Galileu Galilei pode ser amarrado sobre uma grande fogueira e arder até a morte, por ordem do poderoso Tribunal da Santa Inquisição. Estamos nos anos de 1630. Há uma única chance de ele escapar. Mas terá de renegar suas descobertas como pesquisador, aceitando como verdadeira um equívoco sustentado pela Igreja Católica, a de que a Terra seja o centro do universo conhecido.
O físico, astrônomo, matemático, filósofo está muito angustiado. Penalizado, Andreas, seu secretário, tenta acalmá-lo. Insinua que a morte de Galileu irá se tornar útil. Afinal, afirma: – Pobre do povo que não tem um herói.
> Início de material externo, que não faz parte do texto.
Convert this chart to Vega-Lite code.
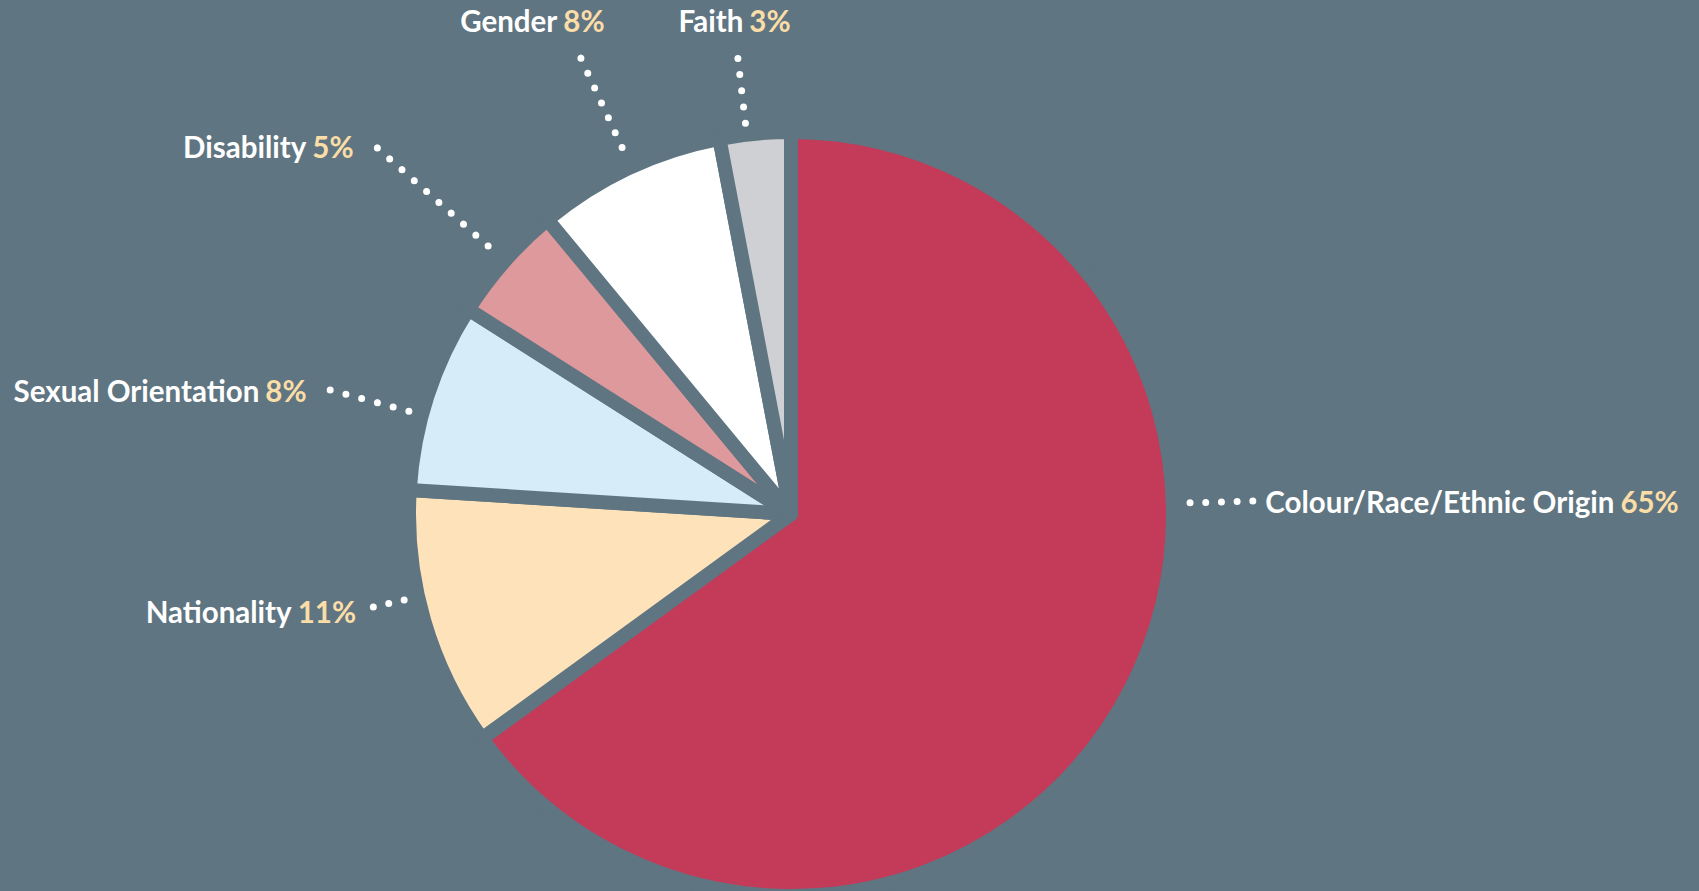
{
  "$schema": "https://vega.github.io/schema/vega-lite/v6.json",
  "width": 1582,
  "height": 1028,
  "autosize": "none",
  "padding": {"left": 0, "top": 0, "right": 117, "bottom": -137},
  "background": "#5F7581",
  "view": {"stroke": null},
  "data": {
    "values": [
      {"category": "Colour/Race/Ethnic Origin", "share": 65, "rank": 1},
      {"category": "Nationality", "share": 11, "rank": 2},
      {"category": "Sexual Orientation", "share": 8, "rank": 3},
      {"category": "Disability", "share": 5, "rank": 4},
      {"category": "Gender", "share": 8, "rank": 5},
      {"category": "Faith", "share": 3, "rank": 6}
    ]
  },
  "transform": [
    {"window": [{"op": "sum", "field": "share", "as": "cum"}], "sort": [{"field": "rank", "order": "ascending"}], "frame": [null, 0]},
    {"calculate": "datum.cum - datum.share", "as": "start"},
    {"calculate": "datum.share + '%'", "as": "pctLabel"}
  ],
  "layer": [
    {
      "mark": {"type": "arc", "innerRadius": 0, "outerRadius": 382, "stroke": "#5F7581", "strokeWidth": 14, "strokeJoin": "round"},
      "encoding": {
        "theta": {"field": "start", "type": "quantitative", "stack": null, "scale": {"domain": [0, 100], "range": [0, 6.283185307]}},
        "theta2": {"field": "cum"},
        "color": {
          "field": "category", "type": "nominal", "legend": null,
          "scale": {
            "domain": ["Colour/Race/Ethnic Origin", "Nationality", "Sexual Orientation", "Disability", "Gender", "Faith"],
            "range": ["#C43B5A", "#FEE3BA", "#D6ECF9", "#DE999D", "#FFFFFF", "#CFD0D3"]
          }
        }
      }
    },
    {
      "transform": [{"filter": "datum.category === 'Faith'"}],
      "mark": {"type": "arc", "innerRadius": 393.4, "outerRadius": 458.7, "filled": false, "stroke": "#FFFFFF", "strokeWidth": 7, "strokeCap": "round", "strokeDash": [0, 16.325]},
      "encoding": {"theta": {"datum": 98.153}, "theta2": {"datum": 98.153}}
    },
    {
      "transform": [{"filter": "datum.category === 'Gender'"}],
      "mark": {"type": "arc", "innerRadius": 403.5, "outerRadius": 501.8, "filled": false, "stroke": "#FFFFFF", "strokeWidth": 7, "strokeCap": "round", "strokeDash": [0, 16.383]},
      "encoding": {"theta": {"datum": 93.125}, "theta2": {"datum": 93.125}}
    },
    {
      "transform": [{"filter": "datum.category === 'Disability'"}],
      "mark": {"type": "arc", "innerRadius": 404.4, "outerRadius": 552.3, "filled": false, "stroke": "#FFFFFF", "strokeWidth": 7, "strokeCap": "round", "strokeDash": [0, 16.433]},
      "encoding": {"theta": {"datum": 86.528}, "theta2": {"datum": 86.528}}
    },
    {
      "transform": [{"filter": "datum.category === 'Sexual Orientation'"}],
      "mark": {"type": "arc", "innerRadius": 395.7, "outerRadius": 477.2, "filled": false, "stroke": "#FFFFFF", "strokeWidth": 7, "strokeCap": "round", "strokeDash": [0, 16.3]},
      "encoding": {"theta": {"datum": 79.181}, "theta2": {"datum": 79.181}}
    },
    {
      "transform": [{"filter": "datum.category === 'Nationality'"}],
      "mark": {"type": "arc", "innerRadius": 396.3, "outerRadius": 427.9, "filled": false, "stroke": "#FFFFFF", "strokeWidth": 7, "strokeCap": "round", "strokeDash": [0, 15.8]},
      "encoding": {"theta": {"datum": 71.514}, "theta2": {"datum": 71.514}}
    },
    {
      "transform": [{"filter": "datum.category === 'Colour/Race/Ethnic Origin'"}],
      "mark": {"type": "arc", "innerRadius": 399.2, "outerRadius": 462, "filled": false, "stroke": "#FFFFFF", "strokeWidth": 7, "strokeCap": "round", "strokeDash": [0, 15.7]},
      "encoding": {"theta": {"datum": 24.556}, "theta2": {"datum": 24.556}}
    },
    {
      "transform": [{"filter": "datum.category === 'Faith'"}],
      "mark": {"type": "text", "radius": 483.5, "dx": -6, "align": "right", "baseline": "alphabetic", "font": "Lato", "fontWeight": "bold", "fontSize": 29.5, "fill": "#FFFFFF"},
      "encoding": {"theta": {"datum": 98.625}, "text": {"field": "category"}}
    },
    {
      "transform": [{"filter": "datum.category === 'Faith'"}],
      "mark": {"type": "text", "radius": 483.5, "align": "left", "baseline": "alphabetic", "font": "Lato", "fontWeight": "bold", "fontSize": 29.5, "fill": "#FBDDA8"},
      "encoding": {"theta": {"datum": 98.625}, "text": {"field": "pctLabel"}}
    },
    {
      "transform": [{"filter": "datum.category === 'Gender'"}],
      "mark": {"type": "text", "radius": 532.8, "dx": -6, "align": "right", "baseline": "alphabetic", "font": "Lato", "fontWeight": "bold", "fontSize": 29.5, "fill": "#FFFFFF"},
      "encoding": {"theta": {"datum": 92.972}, "text": {"field": "category"}}
    },
    {
      "transform": [{"filter": "datum.category === 'Gender'"}],
      "mark": {"type": "text", "radius": 532.8, "align": "left", "baseline": "alphabetic", "font": "Lato", "fontWeight": "bold", "fontSize": 29.5, "fill": "#FBDDA8"},
      "encoding": {"theta": {"datum": 92.972}, "text": {"field": "pctLabel"}}
    },
    {
      "transform": [{"filter": "datum.category === 'Disability'"}],
      "mark": {"type": "text", "radius": 596.7, "dx": -6, "align": "right", "baseline": "alphabetic", "font": "Lato", "fontWeight": "bold", "fontSize": 29.5, "fill": "#FFFFFF"},
      "encoding": {"theta": {"datum": 85.183}, "text": {"field": "category"}}
    },
    {
      "transform": [{"filter": "datum.category === 'Disability'"}],
      "mark": {"type": "text", "radius": 596.7, "align": "left", "baseline": "alphabetic", "font": "Lato", "fontWeight": "bold", "fontSize": 29.5, "fill": "#FBDDA8"},
      "encoding": {"theta": {"datum": 85.183}, "text": {"field": "pctLabel"}}
    },
    {
      "transform": [{"filter": "datum.category === 'Sexual Orientation'"}],
      "mark": {"type": "text", "radius": 537.4, "dx": -6, "align": "right", "baseline": "alphabetic", "font": "Lato", "fontWeight": "bold", "fontSize": 29.5, "fill": "#FFFFFF"},
      "encoding": {"theta": {"datum": 78.333}, "text": {"field": "category"}}
    },
    {
      "transform": [{"filter": "datum.category === 'Sexual Orientation'"}],
      "mark": {"type": "text", "radius": 537.4, "align": "left", "baseline": "alphabetic", "font": "Lato", "fontWeight": "bold", "fontSize": 29.5, "fill": "#FBDDA8"},
      "encoding": {"theta": {"datum": 78.333}, "text": {"field": "pctLabel"}}
    },
    {
      "transform": [{"filter": "datum.category === 'Nationality'"}],
      "mark": {"type": "text", "radius": 505.3, "dx": -6, "align": "right", "baseline": "alphabetic", "font": "Lato", "fontWeight": "bold", "fontSize": 29.5, "fill": "#FFFFFF"},
      "encoding": {"theta": {"datum": 71.531}, "text": {"field": "category"}}
    },
    {
      "transform": [{"filter": "datum.category === 'Nationality'"}],
      "mark": {"type": "text", "radius": 505.3, "align": "left", "baseline": "alphabetic", "font": "Lato", "fontWeight": "bold", "fontSize": 29.5, "fill": "#FBDDA8"},
      "encoding": {"theta": {"datum": 71.531}, "text": {"field": "pctLabel"}}
    },
    {
      "transform": [{"filter": "datum.category === 'Colour/Race/Ethnic Origin'"}],
      "mark": {"type": "text", "radius": 829.4, "dx": -6, "align": "right", "baseline": "alphabetic", "font": "Lato", "fontWeight": "bold", "fontSize": 29.5, "fill": "#FFFFFF"},
      "encoding": {"theta": {"datum": 24.98}, "text": {"field": "category"}}
    },
    {
      "transform": [{"filter": "datum.category === 'Colour/Race/Ethnic Origin'"}],
      "mark": {"type": "text", "radius": 829.4, "align": "left", "baseline": "alphabetic", "font": "Lato", "fontWeight": "bold", "fontSize": 29.5, "fill": "#FBDDA8"},
      "encoding": {"theta": {"datum": 24.98}, "text": {"field": "pctLabel"}}
    }
  ]
}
Galileu responde-lhe com frase que ficará famosa: – Não, Andreas, pobre do povo que precisa de herói.
Não só o dramaturgo e poeta alemão Bertold Brecht, nesta cena de “Galileu Galilei”, coloca em dúvida o valor do heroísmo. Também alguns filósofos nos textos em que analisam a condição humana. Nestes textos, a figura do herói perde a auréola santificadora com que é habitualmente apresentado, e, a frase do Galileu de Brecht serve para alertar: o culto ao heroísmo pode servir como consolo a um povo oprimido e acomodado, por isto, incapaz de se libertar através de uma ação coletiva.
Certamente, há algo disfuncional no comportamento de uma comunidade que, para dispor da dignidade implícita numa reação à opressão, necessita de um ser insatisfeito consigo próprio, um fantasma à procura de um duplo de si, como estes filósofos – com dureza, sem dúvida – encaram a figura do herói. Alguém, para eles, que renuncia à sua identidade humana, quando sacrifica o convívio com quem ama, o direito à busca de felicidade e, até, às vezes, à própria vida.
Sem dúvida, haverá muitas pessoas não acomodadas entre os 50 milhões de membros da etnia orama oprimidos pelo governo da Etiópia, pois, constantemente, ocorrem mortes nos confrontos da população com as forças policiais daquele país. Ainda assim, o atleta Feyisa Lilesa teve de defendê-los. Nas Olimpíadas do Rio, pôs em risco sua vida e a medalha de prata conquistada. Quando, no final de uma corrida, fez, com os braços, o gesto simbólico dos combatentes oramas. Sacrificou-se ali, exatamente como, antes, no Brasil, centenas de estudantes, artistas, intelectuais e religiosos se imolaram na luta contra a Ditadura Militar Pós-1964, enquanto muitos brasileiros eram descerebrados pelo ufanismo falso das propagandas oficiais. Agora, mais uma vez, nosso país mergulha num período nebuloso. Vamos novamente depender de heróis?